Although the court held that Wikimedia had provided public evidence that its communications with Wikipedia users around the world are subject to NSA surveillance, the court went on to hold that further litigation would expose sensitive information about the government’s spying activities — and that the “state secrets privilege” required dismissal of the suit. The court rejected Wikimedia’s argument that the special procedures Congress enacted in the Foreign Intelligence Surveillance Act (FISA) preempt the state secrets privilege and allow the case to go forward.

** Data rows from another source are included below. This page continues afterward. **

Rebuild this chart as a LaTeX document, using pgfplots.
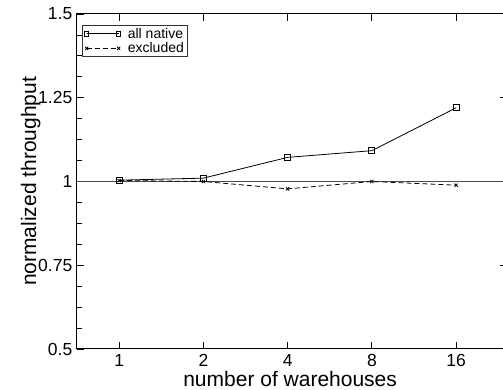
\documentclass[border=0pt]{standalone}
\usepackage{pgfplots}
\pgfplotsset{compat=1.18}
\usepackage{fontspec}
\setmainfont{Liberation Sans}
\begin{document}
\begin{tikzpicture}
\begin{axis}[
  scale only axis,
  width=429.7pt, height=335pt,
  xmin=-0.5, xmax=4.6,
  ymin=0.5, ymax=1.5,
  xtick={0,1,2,3,4},
  xticklabels={1,2,4,8,16},
  ytick={0.5,0.75,1,1.25,1.5},
  yticklabels={0.5,0.75,1,1.25,1.5},
  minor ytick={0.5625,0.625,0.6875,0.8125,0.875,0.9375,1.0625,1.125,1.1875,1.3125,1.375,1.4375},
  ytick pos=left,
  tick align=inside,
  major tick length=7pt,
  minor tick length=5pt,
  axis line style={line width=1pt},
  every tick/.style={line width=0.8pt, black},
  every minor tick/.style={line width=0.8pt, black},
  /pgf/number format/assume math mode=true,
  ticklabel style={font=\fontsize{17.5}{17.5}\selectfont},
  xticklabel style={anchor=base, yshift=-18pt},
  yticklabel style={inner xsep=4.5pt},
  xlabel={number of warehouses},
  ylabel={normalized throughput},
  label style={font=\fontsize{21}{21}\selectfont},
  xlabel style={at={(axis description cs:0.496,0)}, anchor=base, yshift=-38pt},
  ylabel style={at={(axis description cs:-0.0954,0.5)}, anchor=base},
  legend style={at={(rel axis cs:0,1)}, anchor=north west, xshift=5pt, yshift=-11pt,
    font=\fontsize{14}{14}\selectfont, draw=black!80, line width=0.9pt,
    inner xsep=2pt, inner ysep=1pt, row sep=0pt,
    nodes={inner ysep=1.5pt},
    /tikz/every odd column/.append style={column sep=5pt}},
  legend cell align=left,
  legend image code/.code={\draw[#1] (0pt,0pt) -- (32pt,0pt); \path[#1, mark size=2.2pt] plot coordinates {(0pt,0pt) (32pt,0pt)};},
  after end axis/.code={
    \coordinate (axsw) at (rel axis cs:0,0);
    \foreach \yy in {0.75,1.25}{\draw[line width=0.8pt, black] ({rel axis cs:1,0}|-{axis cs:0,\yy}) -- ++(-7pt,0pt);}
  },
]
\addplot[black!70, line width=1.4pt, forget plot] coordinates {(-0.5,1) (4.6,1)};
\addplot[black, line width=0.8pt, mark=square, mark size=3pt, mark options={solid, fill=white, line width=0.8pt}]
  coordinates {(0,1.004) (1,1.010) (2,1.072) (3,1.092) (4,1.220)};
\addlegendentry{all native}
\addplot[black, line width=0.8pt, dash pattern=on 5pt off 3pt, mark=x, mark size=2.3pt, mark options={solid}]
  coordinates {(0,1.003) (1,1.000) (2,0.978) (3,1.000) (4,0.989)};
\addlegendentry{excluded}
\end{axis}
\pgfresetboundingbox
\path[use as bounding box] ([shift={(-77pt,-41pt)}]axsw) rectangle ([shift={(426pt,349pt)}]axsw);
\end{tikzpicture}
\end{document}
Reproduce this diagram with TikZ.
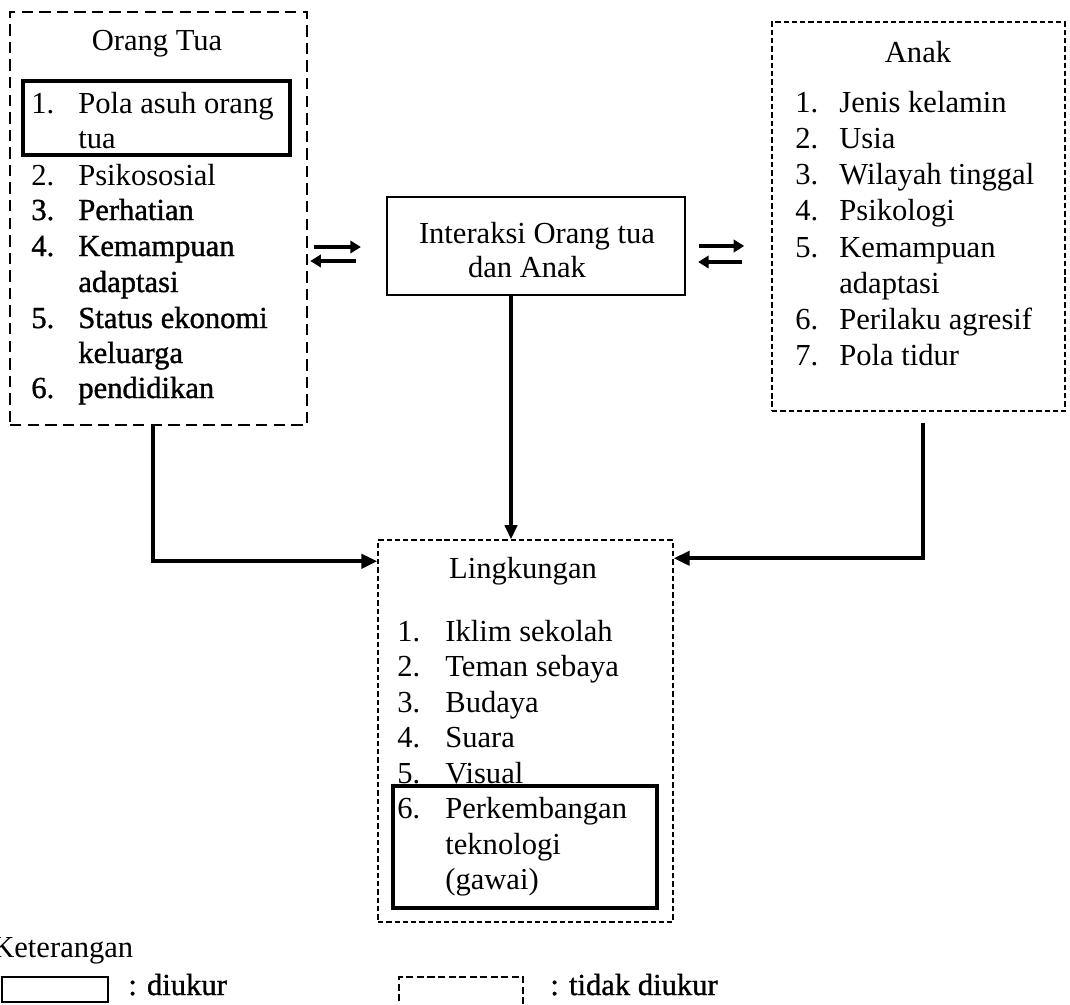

“We are extremely disappointed that the court wrongly credited the government’s sweeping secrecy claims and dismissed our client’s case,” said Patrick Toomey, senior staff attorney with the ACLU’s National Security Project. “Every day, the NSA is siphoning Americans’ communications off the internet backbone and into its spying machines, violating privacy and chilling free expression. Congress has made clear that the courts can and should decide whether this warrantless digital dragnet complies with the Constitution.”

At issue in this lawsuit is the NSA’s “Upstream” surveillance, through which the U.S. government systematically monitors Americans’ private emails, internet messages, and web communications with people overseas. With the help of companies like Verizon and AT&T, the NSA has installed surveillance devices on the high-capacity internet circuits that carry Americans’ communications in and out of the country. It searches that traffic for key terms, called “selectors,” that are associated with hundreds of thousands of targets. In the course of this surveillance, the NSA copies and combs through vast amounts of internet traffic.

“We respectfully disagree with the Fourth Circuit’s ruling. Now more than ever, it is crucial that people are able to access accurate, well-sourced information, without concern about government surveillance,” said James Buatti, senior legal manager at the Wikimedia Foundation. “In the face of extensive public evidence about NSA surveillance, the court’s reasoning elevates extreme claims of secrecy over the rights of Internet users. We call upon the United States government to rein in these harmful practices, and we will continue to advocate for the privacy and free expression rights of Wikimedia readers, contributors, and staff.”

Judge Diana Gribbon Motz, who dissented from the court’s state secrets ruling, warned that the majority’s opinion “stands for a sweeping proposition: A suit may be dismissed under the state secrets doctrine, after minimal judicial review, even when the Government premises its only defenses on far-fetched hypotheticals.”

“For years, the NSA has vacuumed up Americans’ international communications under Upstream surveillance, and to date, not a single challenge to that surveillance has been allowed to go forward,” said Alex Abdo, litigation director of the Knight First Amendment Institute at Columbia University. “The Supreme Court should make clear that NSA surveillance is not beyond the reach of our public courts.”

Wikimedia and its counsel are considering their options for further review in the courts.